* EXTRACTED ENTRIES:
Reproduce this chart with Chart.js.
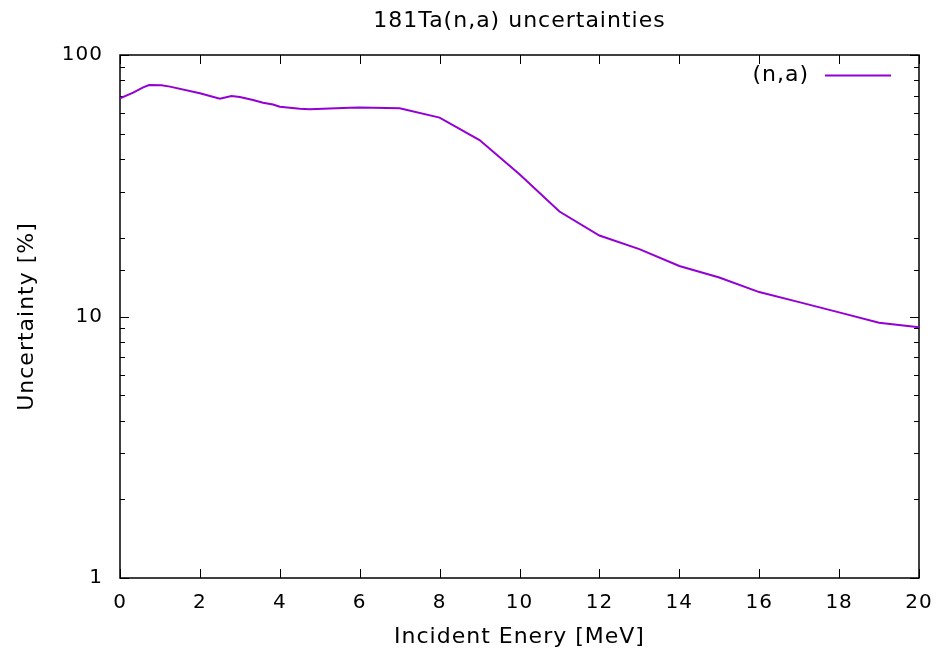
<!DOCTYPE html>
<html lang="en">
  <head>
    <meta charset="UTF-8" />
    <title>181Ta(n,a) uncertainties</title>
    <script src="https://cdn.jsdelivr.net/npm/chart.js"></script>
    <style>
      html, body { margin: 0; padding: 0; background: #fff; }
      .chart { width: 939px; height: 651px; position: relative; }
    </style>
  </head>
  <body>
    <div class="chart">
      <canvas id="uncChart"></canvas>
    </div>

    <script>
      // incident energy [MeV] and (n,a) uncertainty [%]
      const energy = [0, 0.33, 0.58, 0.73, 1.04, 1.25, 2.0, 2.5, 2.79, 3.0, 3.33, 3.58, 3.83, 4.0, 4.5, 4.75, 5.75, 6.0, 7.0, 8.0, 9.0, 10.0, 11.0, 12.0, 13.0, 14.0, 15.0, 16.0, 17.0, 18.0, 19.0, 20.0];
      const uncertainty = [68.3, 71.8, 75.2, 76.8, 76.6, 75.7, 71.4, 68.0, 69.7, 69.1, 67.3, 65.7, 64.7, 63.4, 62.3, 62.0, 62.9, 63.0, 62.6, 57.6, 47.3, 35.0, 25.2, 20.4, 18.1, 15.6, 14.1, 12.4, 11.35, 10.37, 9.47, 9.09];
      const xTicks = [0, 2, 4, 6, 8, 10, 12, 14, 16, 18, 20];
      const yLabels = [1, 10, 100];
      const plotTitle = "181Ta(n,a) uncertainties";

      const TICK_FONT = { family: "DejaVu Sans", size: 20 };
      const TEXT_FONT = { family: "DejaVu Sans", size: 22 };
      const LINE_COLOR = "#9400d3";

      // frame + inward ticks on all four sides, gnuplot style
      const frameTicks = {
        id: "frameTicks",
        beforeDraw(chart) {
          chart.ctx.letterSpacing = "1px";
        },
        beforeDatasetsDraw(chart) {
          const { ctx, chartArea: a, scales } = chart;
          ctx.save();
          ctx.strokeStyle = "#000";
          ctx.lineWidth = 1;
          ctx.beginPath();
          scales.x.ticks.forEach(t => {
            const px = Math.round(scales.x.getPixelForValue(t.value)) + 0.5;
            ctx.moveTo(px, a.bottom); ctx.lineTo(px, a.bottom - 9);
            ctx.moveTo(px, a.top); ctx.lineTo(px, a.top + 9);
          });
          scales.y.ticks.forEach(t => {
            const py = Math.round(scales.y.getPixelForValue(t.value)) + 0.5;
            const len = yLabels.includes(t.value) ? 9 : 5;
            ctx.moveTo(a.left, py); ctx.lineTo(a.left + len, py);
            ctx.moveTo(a.right, py); ctx.lineTo(a.right - len, py);
          });
          ctx.stroke();
          ctx.lineWidth = 1.5;
          ctx.strokeRect(a.left, a.top, a.right - a.left, a.bottom - a.top);
          ctx.restore();
        },
        // title centred over the plot, key in the top right corner
        afterDraw(chart) {
          const { ctx, chartArea: a } = chart;
          const ds = chart.data.datasets[0];
          const y = a.top + 20.5;
          ctx.save();
          ctx.font = `${TEXT_FONT.size}px ${TEXT_FONT.family}`;
          ctx.fillStyle = "#000";
          ctx.textBaseline = "middle";
          ctx.textAlign = "center";
          ctx.fillText(plotTitle, (a.left + a.right) / 2, 21);
          ctx.textAlign = "right";
          ctx.fillText(ds.label, a.right - 110, y);
          ctx.strokeStyle = ds.borderColor;
          ctx.lineWidth = ds.borderWidth;
          ctx.beginPath();
          ctx.moveTo(a.right - 94, y);
          ctx.lineTo(a.right - 28, y);
          ctx.stroke();
          ctx.restore();
        }
      };

      const ctx = document.getElementById("uncChart").getContext("2d");
      const uncChart = new Chart(ctx, {
        type: "line",
        data: {
          datasets: [{
            label: "(n,a)",
            data: energy.map((e, i) => ({ x: e, y: uncertainty[i] })),
            borderColor: LINE_COLOR,
            backgroundColor: LINE_COLOR,
            borderWidth: 2,
            pointRadius: 0,
            tension: 0
          }]
        },
        options: {
          responsive: true,
          maintainAspectRatio: false,
          animation: false,
          layout: { padding: { left: 0, right: 20, top: 55, bottom: 0 } },
          plugins: {
            title: { display: false },
            legend: { display: false },
            tooltip: { enabled: false }
          },
          scales: {
            x: {
              type: "linear",
              min: 0,
              max: 20,
              afterFit: s => {
                s.height = 73;
                s.paddingLeft = 0;
                s.paddingRight = 0;
              },
              afterBuildTicks: s => { s.ticks = xTicks.map(v => ({ value: v })); },
              grid: { display: false, drawTicks: false },
              border: { display: false },
              ticks: { color: "#000", font: TICK_FONT, padding: 13, maxRotation: 0 },
              title: {
                display: true,
                text: "Incident Enery [MeV]",
                color: "#000",
                font: TEXT_FONT,
                padding: { top: 0, bottom: 1 }
              }
            },
            y: {
              type: "logarithmic",
              min: 1,
              max: 100,
              afterFit: s => {
                s.width = 120;
                s.paddingTop = 0;
                s.paddingBottom = 0;
              },
              grid: { display: false, drawTicks: false },
              border: { display: false },
              ticks: {
                color: "#000",
                font: TICK_FONT,
                padding: 17,
                autoSkip: false,
                callback: v => (yLabels.includes(v) ? String(v) : "")
              },
              title: {
                display: true,
                text: "Uncertainty [%]",
                color: "#000",
                font: TEXT_FONT,
                padding: { top: 14, bottom: 0 }
              }
            }
          }
        },
        plugins: [frameTicks]
      });
    </script>
  </body>
</html>
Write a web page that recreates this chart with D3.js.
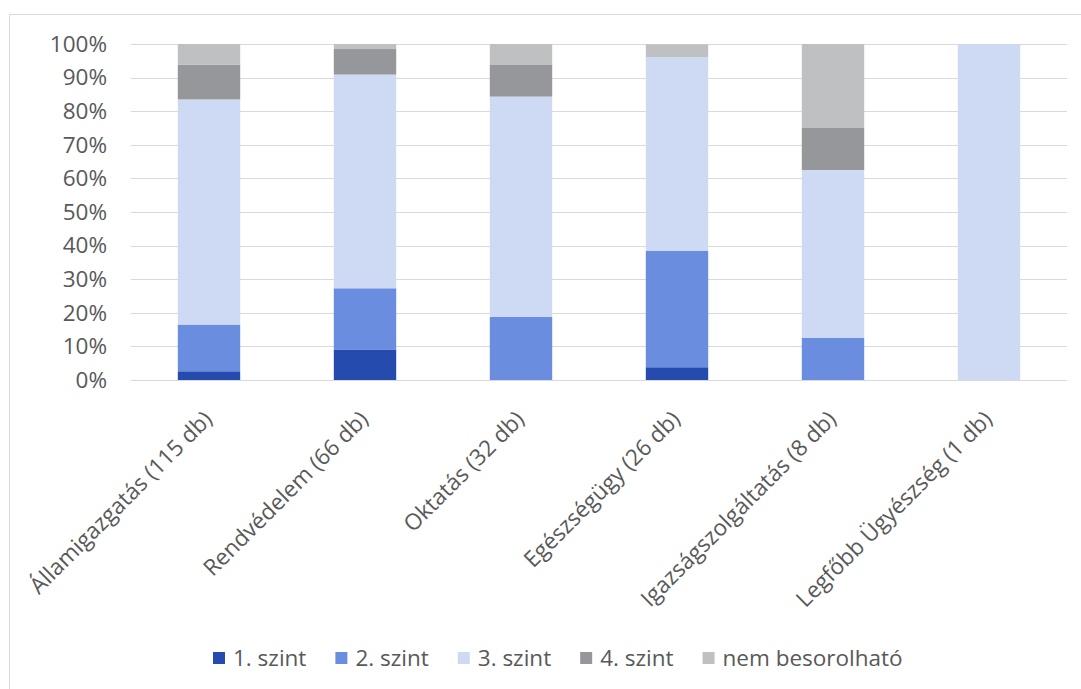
<!DOCTYPE html>
<html><head><meta charset="utf-8">
<script src="https://cdn.jsdelivr.net/npm/d3@7"></script>
<style>
body{margin:0;background:#fff;}
text{font-family:"Open Sans","Noto Sans",sans-serif;}
</style></head>
<body><svg id="c" width="1081" height="689"></svg>
<script>
const categories = ["Államigazgatás (115 db)","Rendvédelem (66 db)","Oktatás (32 db)","Egészségügy (26 db)","Igazságszolgáltatás (8 db)","Legfőbb Ügyészség (1 db)"];
const seriesNames = ["1. szint","2. szint","3. szint","4. szint","nem besorolható"];
const szint1 = [2.6, 9.1, 0, 3.8, 0, 0];
const szint2 = [13.9, 18.2, 18.75, 34.6, 12.5, 0];
const szint3 = [67.0, 63.6, 65.6, 57.7, 50, 100];
const szint4 = [10.4, 7.6, 9.4, 0, 12.5, 0];
const nemBesorolhato = [6.1, 1.5, 6.25, 3.8, 25, 0];
const yTicks = [0,10,20,30,40,50,60,70,80,90,100];
const colors = ["#264BAE","#6B8DE0","#CED9F3","#96979A","#BFC0C2"];

const seriesData = [szint1, szint2, szint3, szint4, nemBesorolhato];
const rows = categories.map((c,i)=>{const r={cat:c}; seriesNames.forEach((s,j)=>r[s]=seriesData[j][i]); return r;});
const stack = d3.stack().keys(seriesNames)(rows);

const FS = "22.5px";
const svg = d3.select("#c");
svg.append("rect").attr("x",9.5).attr("y",14.5).attr("width",1200).attr("height",800)
  .attr("fill","none").attr("stroke","#d9d9d9").attr("stroke-width",1);

const L=131, R=1067, T=44, B=380;
const x = d3.scaleBand().domain(categories).range([L,R]).paddingInner(0.6).paddingOuter(0.3);
const y = d3.scaleLinear().domain([0,100]).range([B,T]);

const grid = svg.append("g");
grid.selectAll("line").data(yTicks).join("line")
  .attr("x1",L).attr("x2",R).attr("y1",d=>Math.round(y(d))+0.5).attr("y2",d=>Math.round(y(d))+0.5)
  .attr("stroke","#d9d9d9").attr("stroke-width",1);

const yAxis = svg.append("g").attr("transform",`translate(${L},0)`)
  .call(d3.axisLeft(y).tickValues(yTicks).tickFormat(d=>d+"%").tickSize(0).tickPadding(24));
yAxis.select(".domain").remove();
yAxis.selectAll("text").attr("fill","#595959").style("font-size",FS);

svg.append("g").selectAll("g").data(stack).join("g").attr("fill",(d,i)=>colors[i])
  .selectAll("rect").data(d=>d).join("rect")
  .attr("x",d=>x(d.data.cat)).attr("width",x.bandwidth())
  .attr("y",d=>y(d[1])).attr("height",d=>Math.max(0,y(d[0])-y(d[1])));

svg.append("line").attr("x1",L).attr("x2",R).attr("y1",B+0.5).attr("y2",B+0.5).attr("stroke","#d9d9d9");

const xAxis = svg.append("g").attr("transform",`translate(0,${B})`)
  .call(d3.axisBottom(x).tickSize(0).tickPadding(0));
xAxis.select(".domain").remove();
xAxis.selectAll("text").attr("fill","#595959").style("font-size",FS)
  .attr("text-anchor","end").attr("y",0).attr("dy","0.35em")
  .attr("transform",`translate(-1,35) rotate(-45)`);

const leg = svg.append("g");
let cx = 0;
seriesNames.forEach((s,i)=>{
  const g = leg.append("g");
  g.append("rect").attr("x",0).attr("y",-6).attr("width",12).attr("height",12).attr("fill",colors[i]);
  const t = g.append("text").attr("x",20).attr("y",0).attr("dy","0.35em").attr("fill","#595959").style("font-size",FS).text(s);
  const w = 20 + t.node().getComputedTextLength();
  g.attr("transform",`translate(${cx},658)`);
  cx += w + 29;
});
leg.attr("transform",`translate(213,0)`);
</script></body></html>
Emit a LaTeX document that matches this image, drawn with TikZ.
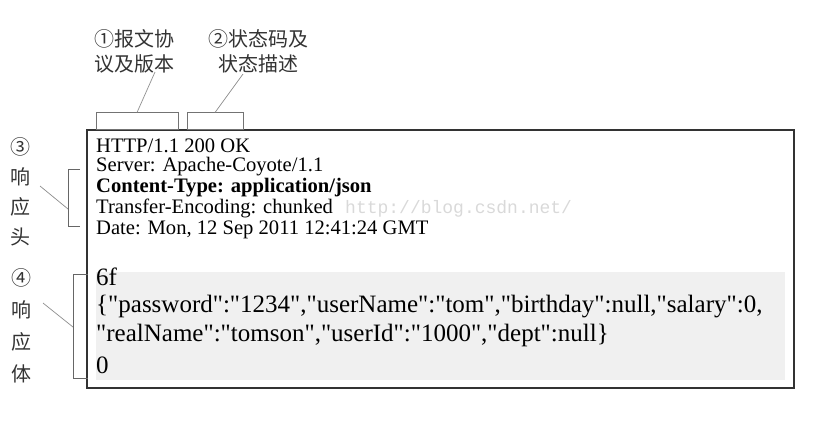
\documentclass[tikz,border=0pt]{standalone}
\usepackage{fontspec}
\setmainfont{Liberation Serif}[Ligatures=TeXOff]
\newfontfamily\cjk{Noto Sans CJK SC}
\newfontfamily\wmfont{Liberation Mono}
\usetikzlibrary{positioning}

\begin{document}
\begin{tikzpicture}[x=1pt, y=-1pt,
  hdr/.style={anchor=base west, inner sep=0pt, font=\fontsize{20.6}{24}\selectfont},
  bdy/.style={anchor=base west, inner sep=0pt, font=\fontsize{25}{28}\selectfont},
  lbl/.style={inner sep=0pt, align=center, text=black!80},
  tag/.style={draw=black!55, line width=0.8pt, inner sep=0pt, outer sep=0pt},
  brk/.style={draw=black!60, line width=0.8pt},
  lead/.style={draw=black!45, line width=0.7pt}]
\useasboundingbox (0,0) rectangle (819,421);

% message frame and body background
\fill[black!6] (96,272) rectangle (785,380);
\draw[line width=1.5pt, draw=black!80] (87,130) rectangle (794,388);

% status line tags
\node[tag, minimum width=82pt, minimum height=17pt] (pbox) at (137,121) {};
\node[tag, minimum width=56pt, minimum height=17pt] (sbox) at (215,121) {};
\node[lbl, font=\cjk\fontsize{20}{25}\selectfont] (plbl) at (134,51) {①报文协\\议及版本};
\node[lbl, font=\cjk\fontsize{20}{25}\selectfont] (slbl) at (258,51) {②状态码及\\状态描述};
\coordinate (ptip) at (155,72);
\coordinate (stip) at (243,74);
\draw[lead] (pbox.north) -- (ptip);
\draw[lead] (sbox.north) -- (stip);

% response header
\node[hdr] (l1) at (96,152) {HTTP/1.1 200 OK};
\node[hdr] (l2) at (96,171) {Server: Apache-Coyote/1.1};
\node[hdr] (l3) at (96,192) {\bfseries Content-Type: application/json};
\node[hdr] (l4) at (96,213) {Transfer-Encoding: chunked};
\node[hdr] (l5) at (96,234) {Date: Mon, 12 Sep 2011 12:41:24 GMT};
\node[anchor=base west, inner sep=0pt, text=black!15, font=\wmfont\fontsize{18}{22}\selectfont] (wm) at (345,213) {http://blog.csdn.net/};

% response body
\node[bdy] (b1) at (96,285) {6f};
\node[bdy] (b2) at (96,312) {\{"password":"1234","userName":"tom","birthday":null,"salary":0,};
\node[bdy] (b3) at (96,341) {"realName":"tomson","userId":"1000","dept":null\}};
\node[bdy] (b4) at (96,373) {0};

% side labels
\node[lbl, font=\cjk\fontsize{20}{30}\selectfont] (hlbl) at (20,192) {③\\响\\应\\头};
\node[lbl, font=\cjk\fontsize{20}{32}\selectfont] (blbl) at (21,326) {④\\响\\应\\体};
\coordinate (hbrk) at (68,209);
\coordinate (bbrk) at (73,327);
\draw[brk] (80,169) -- (68,169) -- (68,226) -- (80,226);
\draw[brk] (88,274) -- (73,274) -- (73,378) -- (88,378);
\draw[lead] (40,186) -- (hbrk);
\draw[lead] (43,303) -- (bbrk);
\end{tikzpicture}
\end{document}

* WHAT YOU NEED TO DO: Above are the records. Copy only the lines from the one with "Emit a LaTeX" through the one with "(87,130) rectangle (794,388);", exactly, with no pictures.

* RESPONSE:
Emit a LaTeX document that matches this image, drawn with TikZ.
\documentclass[tikz,border=0pt]{standalone}
\usepackage{fontspec}
\setmainfont{Liberation Serif}[Ligatures=TeXOff]
\newfontfamily\cjk{Noto Sans CJK SC}
\newfontfamily\wmfont{Liberation Mono}
\usetikzlibrary{positioning}

\begin{document}
\begin{tikzpicture}[x=1pt, y=-1pt,
  hdr/.style={anchor=base west, inner sep=0pt, font=\fontsize{20.6}{24}\selectfont},
  bdy/.style={anchor=base west, inner sep=0pt, font=\fontsize{25}{28}\selectfont},
  lbl/.style={inner sep=0pt, align=center, text=black!80},
  tag/.style={draw=black!55, line width=0.8pt, inner sep=0pt, outer sep=0pt},
  brk/.style={draw=black!60, line width=0.8pt},
  lead/.style={draw=black!45, line width=0.7pt}]
\useasboundingbox (0,0) rectangle (819,421);

% message frame and body background
\fill[black!6] (96,272) rectangle (785,380);
\draw[line width=1.5pt, draw=black!80] (87,130) rectangle (794,388);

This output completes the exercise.